Supplied data
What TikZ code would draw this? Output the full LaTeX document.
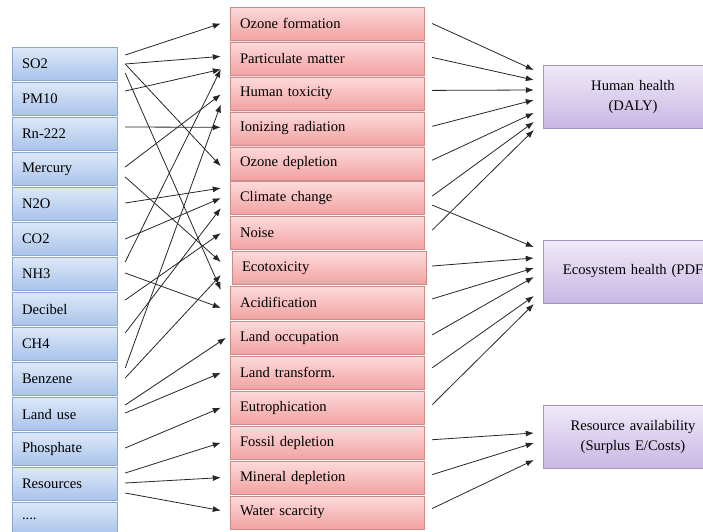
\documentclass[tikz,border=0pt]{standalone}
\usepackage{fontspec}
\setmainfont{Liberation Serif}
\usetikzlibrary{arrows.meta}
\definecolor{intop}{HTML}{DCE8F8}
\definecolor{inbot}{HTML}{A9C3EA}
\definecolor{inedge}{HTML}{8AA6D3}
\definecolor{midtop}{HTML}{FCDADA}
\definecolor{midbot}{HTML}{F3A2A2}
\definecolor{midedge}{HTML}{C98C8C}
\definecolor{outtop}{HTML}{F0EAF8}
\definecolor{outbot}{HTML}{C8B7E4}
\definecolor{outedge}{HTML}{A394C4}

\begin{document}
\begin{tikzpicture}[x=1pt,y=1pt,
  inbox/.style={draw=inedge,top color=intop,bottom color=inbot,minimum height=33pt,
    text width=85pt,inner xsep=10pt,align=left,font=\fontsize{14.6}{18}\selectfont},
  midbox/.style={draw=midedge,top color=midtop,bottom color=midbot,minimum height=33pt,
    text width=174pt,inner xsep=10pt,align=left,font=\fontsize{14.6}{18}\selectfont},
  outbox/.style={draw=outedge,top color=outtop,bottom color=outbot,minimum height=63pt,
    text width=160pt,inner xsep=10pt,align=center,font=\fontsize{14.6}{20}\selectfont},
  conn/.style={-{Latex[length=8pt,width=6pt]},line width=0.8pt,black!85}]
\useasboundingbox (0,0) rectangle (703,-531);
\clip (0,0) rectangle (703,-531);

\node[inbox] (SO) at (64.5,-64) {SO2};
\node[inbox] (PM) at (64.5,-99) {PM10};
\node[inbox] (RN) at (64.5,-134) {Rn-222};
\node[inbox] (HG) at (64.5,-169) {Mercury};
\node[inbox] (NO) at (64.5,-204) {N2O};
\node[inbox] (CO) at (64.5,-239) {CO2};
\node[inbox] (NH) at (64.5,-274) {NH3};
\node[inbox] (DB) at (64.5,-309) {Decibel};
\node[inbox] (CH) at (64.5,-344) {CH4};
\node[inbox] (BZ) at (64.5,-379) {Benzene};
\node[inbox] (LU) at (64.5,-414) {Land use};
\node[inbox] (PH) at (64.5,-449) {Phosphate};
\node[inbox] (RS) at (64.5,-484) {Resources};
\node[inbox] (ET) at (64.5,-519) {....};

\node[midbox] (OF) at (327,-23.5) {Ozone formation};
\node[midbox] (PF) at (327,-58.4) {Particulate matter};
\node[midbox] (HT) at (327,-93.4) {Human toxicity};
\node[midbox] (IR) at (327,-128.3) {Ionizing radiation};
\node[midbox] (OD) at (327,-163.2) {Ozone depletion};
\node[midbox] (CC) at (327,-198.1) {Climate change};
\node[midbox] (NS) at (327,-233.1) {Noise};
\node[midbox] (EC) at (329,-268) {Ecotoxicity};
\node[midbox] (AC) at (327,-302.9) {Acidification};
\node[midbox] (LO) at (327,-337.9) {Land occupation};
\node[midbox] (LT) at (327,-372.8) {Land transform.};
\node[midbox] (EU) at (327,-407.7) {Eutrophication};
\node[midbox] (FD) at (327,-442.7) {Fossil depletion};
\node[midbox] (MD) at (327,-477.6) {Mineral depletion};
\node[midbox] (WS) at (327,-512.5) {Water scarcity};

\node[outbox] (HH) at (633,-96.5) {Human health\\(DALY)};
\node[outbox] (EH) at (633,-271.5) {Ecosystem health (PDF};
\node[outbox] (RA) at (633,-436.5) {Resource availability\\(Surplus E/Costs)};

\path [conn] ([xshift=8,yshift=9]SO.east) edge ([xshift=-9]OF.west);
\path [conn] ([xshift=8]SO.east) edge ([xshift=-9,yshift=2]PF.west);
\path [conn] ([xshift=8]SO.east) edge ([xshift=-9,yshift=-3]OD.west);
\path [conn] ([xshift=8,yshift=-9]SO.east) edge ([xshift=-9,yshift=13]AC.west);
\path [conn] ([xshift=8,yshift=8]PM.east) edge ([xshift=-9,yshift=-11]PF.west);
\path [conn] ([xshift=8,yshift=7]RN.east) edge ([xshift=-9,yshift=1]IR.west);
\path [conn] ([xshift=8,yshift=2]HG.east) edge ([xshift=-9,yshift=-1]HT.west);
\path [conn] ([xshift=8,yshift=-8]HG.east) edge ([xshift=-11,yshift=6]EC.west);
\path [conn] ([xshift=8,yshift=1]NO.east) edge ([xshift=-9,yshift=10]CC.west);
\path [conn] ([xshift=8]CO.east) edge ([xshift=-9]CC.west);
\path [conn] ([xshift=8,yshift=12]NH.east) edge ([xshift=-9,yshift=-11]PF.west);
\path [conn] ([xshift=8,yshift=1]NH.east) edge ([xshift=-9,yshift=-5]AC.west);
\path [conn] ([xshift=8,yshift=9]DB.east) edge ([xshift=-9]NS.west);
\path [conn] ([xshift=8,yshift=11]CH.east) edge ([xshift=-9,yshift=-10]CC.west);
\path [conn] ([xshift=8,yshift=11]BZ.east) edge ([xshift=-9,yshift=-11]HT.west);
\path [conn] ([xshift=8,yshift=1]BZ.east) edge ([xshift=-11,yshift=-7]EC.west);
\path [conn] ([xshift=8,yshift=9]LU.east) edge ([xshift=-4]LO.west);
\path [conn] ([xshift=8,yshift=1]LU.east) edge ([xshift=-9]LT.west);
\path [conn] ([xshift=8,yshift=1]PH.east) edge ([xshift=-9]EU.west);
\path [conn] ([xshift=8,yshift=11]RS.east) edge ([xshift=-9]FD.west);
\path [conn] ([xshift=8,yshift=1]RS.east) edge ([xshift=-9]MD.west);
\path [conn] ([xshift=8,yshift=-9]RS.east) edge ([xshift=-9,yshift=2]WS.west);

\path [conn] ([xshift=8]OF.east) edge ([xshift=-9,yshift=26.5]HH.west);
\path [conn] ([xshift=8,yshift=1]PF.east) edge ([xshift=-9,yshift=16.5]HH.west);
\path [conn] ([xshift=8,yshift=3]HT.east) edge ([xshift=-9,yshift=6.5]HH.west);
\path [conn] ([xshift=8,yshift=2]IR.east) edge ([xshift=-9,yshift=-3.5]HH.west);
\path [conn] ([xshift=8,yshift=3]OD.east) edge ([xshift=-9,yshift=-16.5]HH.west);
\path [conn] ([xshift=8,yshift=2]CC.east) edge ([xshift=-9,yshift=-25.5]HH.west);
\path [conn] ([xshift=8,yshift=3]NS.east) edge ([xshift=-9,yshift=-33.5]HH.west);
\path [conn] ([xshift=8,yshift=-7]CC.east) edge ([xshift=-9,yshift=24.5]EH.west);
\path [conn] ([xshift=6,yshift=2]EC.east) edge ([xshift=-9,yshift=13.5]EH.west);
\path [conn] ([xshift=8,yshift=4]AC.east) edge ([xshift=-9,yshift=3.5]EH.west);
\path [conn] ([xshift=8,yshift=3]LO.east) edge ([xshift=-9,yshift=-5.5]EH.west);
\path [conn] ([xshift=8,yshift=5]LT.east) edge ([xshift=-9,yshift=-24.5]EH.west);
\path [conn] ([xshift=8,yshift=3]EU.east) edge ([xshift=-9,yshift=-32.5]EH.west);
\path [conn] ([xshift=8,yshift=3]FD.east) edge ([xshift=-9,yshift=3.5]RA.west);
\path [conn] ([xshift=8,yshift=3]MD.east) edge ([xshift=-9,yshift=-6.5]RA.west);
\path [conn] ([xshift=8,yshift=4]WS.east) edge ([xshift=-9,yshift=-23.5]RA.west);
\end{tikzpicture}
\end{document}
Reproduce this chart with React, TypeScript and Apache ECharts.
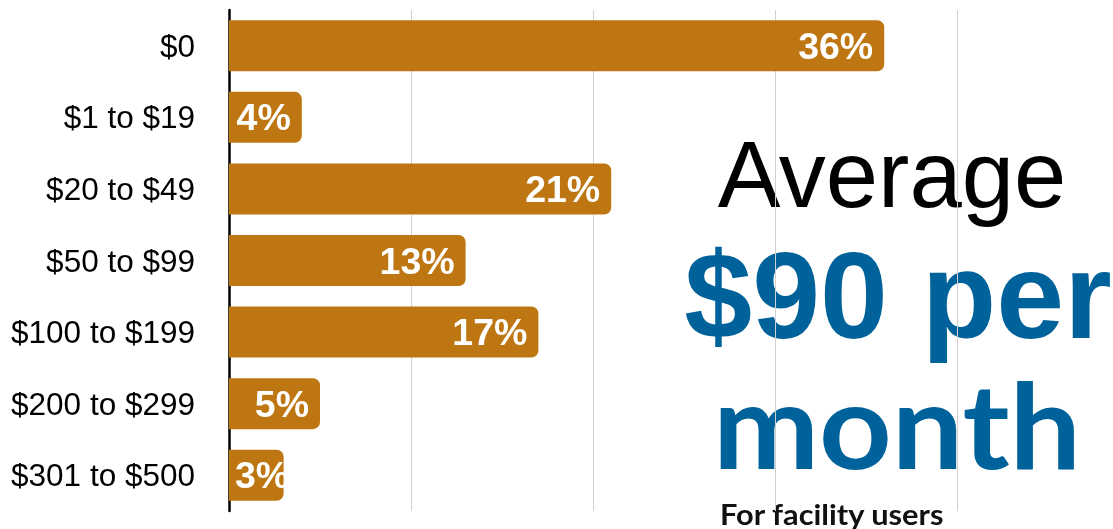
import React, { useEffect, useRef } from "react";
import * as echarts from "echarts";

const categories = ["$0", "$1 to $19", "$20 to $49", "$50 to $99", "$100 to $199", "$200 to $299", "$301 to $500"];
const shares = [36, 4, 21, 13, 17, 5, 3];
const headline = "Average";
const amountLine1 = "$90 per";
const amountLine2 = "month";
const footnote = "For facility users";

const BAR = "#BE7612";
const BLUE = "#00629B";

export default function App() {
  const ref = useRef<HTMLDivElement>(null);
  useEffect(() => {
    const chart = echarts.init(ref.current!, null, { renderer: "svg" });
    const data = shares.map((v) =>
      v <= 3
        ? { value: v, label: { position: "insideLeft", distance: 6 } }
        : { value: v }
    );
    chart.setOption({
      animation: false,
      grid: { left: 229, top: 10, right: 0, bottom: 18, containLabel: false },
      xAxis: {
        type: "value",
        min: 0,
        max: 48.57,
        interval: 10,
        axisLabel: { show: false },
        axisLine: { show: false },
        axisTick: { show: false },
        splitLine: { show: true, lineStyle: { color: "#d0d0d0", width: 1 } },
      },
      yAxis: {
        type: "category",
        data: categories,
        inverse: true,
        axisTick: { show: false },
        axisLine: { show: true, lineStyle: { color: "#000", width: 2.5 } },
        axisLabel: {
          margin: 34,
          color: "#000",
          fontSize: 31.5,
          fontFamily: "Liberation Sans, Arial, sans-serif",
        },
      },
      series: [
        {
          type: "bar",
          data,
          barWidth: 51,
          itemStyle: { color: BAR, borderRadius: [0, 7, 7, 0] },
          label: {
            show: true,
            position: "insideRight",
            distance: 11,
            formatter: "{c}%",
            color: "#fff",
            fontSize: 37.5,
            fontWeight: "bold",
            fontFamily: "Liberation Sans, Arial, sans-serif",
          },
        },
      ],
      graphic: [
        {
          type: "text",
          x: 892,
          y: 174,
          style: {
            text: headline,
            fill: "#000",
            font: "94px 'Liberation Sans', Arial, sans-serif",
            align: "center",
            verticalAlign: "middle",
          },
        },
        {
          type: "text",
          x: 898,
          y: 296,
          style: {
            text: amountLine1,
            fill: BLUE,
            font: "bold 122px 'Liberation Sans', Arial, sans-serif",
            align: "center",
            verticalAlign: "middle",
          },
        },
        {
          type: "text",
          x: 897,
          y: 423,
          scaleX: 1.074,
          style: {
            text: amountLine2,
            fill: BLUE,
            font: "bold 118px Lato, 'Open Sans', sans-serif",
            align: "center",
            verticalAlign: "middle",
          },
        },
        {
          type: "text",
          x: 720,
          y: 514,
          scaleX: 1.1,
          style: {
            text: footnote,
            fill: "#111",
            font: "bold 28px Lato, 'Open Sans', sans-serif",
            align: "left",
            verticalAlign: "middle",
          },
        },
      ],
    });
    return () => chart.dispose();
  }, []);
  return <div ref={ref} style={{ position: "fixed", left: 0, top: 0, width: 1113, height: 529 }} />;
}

What the task asks
Only the lines from the start of the records above through the line containing "(ET) at (64.5,-519)" should be returned, exactly and with both ends, please; the pictures stay out.

Solution
What TikZ code would draw this? Output the full LaTeX document.
\documentclass[tikz,border=0pt]{standalone}
\usepackage{fontspec}
\setmainfont{Liberation Serif}
\usetikzlibrary{arrows.meta}
\definecolor{intop}{HTML}{DCE8F8}
\definecolor{inbot}{HTML}{A9C3EA}
\definecolor{inedge}{HTML}{8AA6D3}
\definecolor{midtop}{HTML}{FCDADA}
\definecolor{midbot}{HTML}{F3A2A2}
\definecolor{midedge}{HTML}{C98C8C}
\definecolor{outtop}{HTML}{F0EAF8}
\definecolor{outbot}{HTML}{C8B7E4}
\definecolor{outedge}{HTML}{A394C4}

\begin{document}
\begin{tikzpicture}[x=1pt,y=1pt,
  inbox/.style={draw=inedge,top color=intop,bottom color=inbot,minimum height=33pt,
    text width=85pt,inner xsep=10pt,align=left,font=\fontsize{14.6}{18}\selectfont},
  midbox/.style={draw=midedge,top color=midtop,bottom color=midbot,minimum height=33pt,
    text width=174pt,inner xsep=10pt,align=left,font=\fontsize{14.6}{18}\selectfont},
  outbox/.style={draw=outedge,top color=outtop,bottom color=outbot,minimum height=63pt,
    text width=160pt,inner xsep=10pt,align=center,font=\fontsize{14.6}{20}\selectfont},
  conn/.style={-{Latex[length=8pt,width=6pt]},line width=0.8pt,black!85}]
\useasboundingbox (0,0) rectangle (703,-531);
\clip (0,0) rectangle (703,-531);

\node[inbox] (SO) at (64.5,-64) {SO2};
\node[inbox] (PM) at (64.5,-99) {PM10};
\node[inbox] (RN) at (64.5,-134) {Rn-222};
\node[inbox] (HG) at (64.5,-169) {Mercury};
\node[inbox] (NO) at (64.5,-204) {N2O};
\node[inbox] (CO) at (64.5,-239) {CO2};
\node[inbox] (NH) at (64.5,-274) {NH3};
\node[inbox] (DB) at (64.5,-309) {Decibel};
\node[inbox] (CH) at (64.5,-344) {CH4};
\node[inbox] (BZ) at (64.5,-379) {Benzene};
\node[inbox] (LU) at (64.5,-414) {Land use};
\node[inbox] (PH) at (64.5,-449) {Phosphate};
\node[inbox] (RS) at (64.5,-484) {Resources};
\node[inbox] (ET) at (64.5,-519) {....};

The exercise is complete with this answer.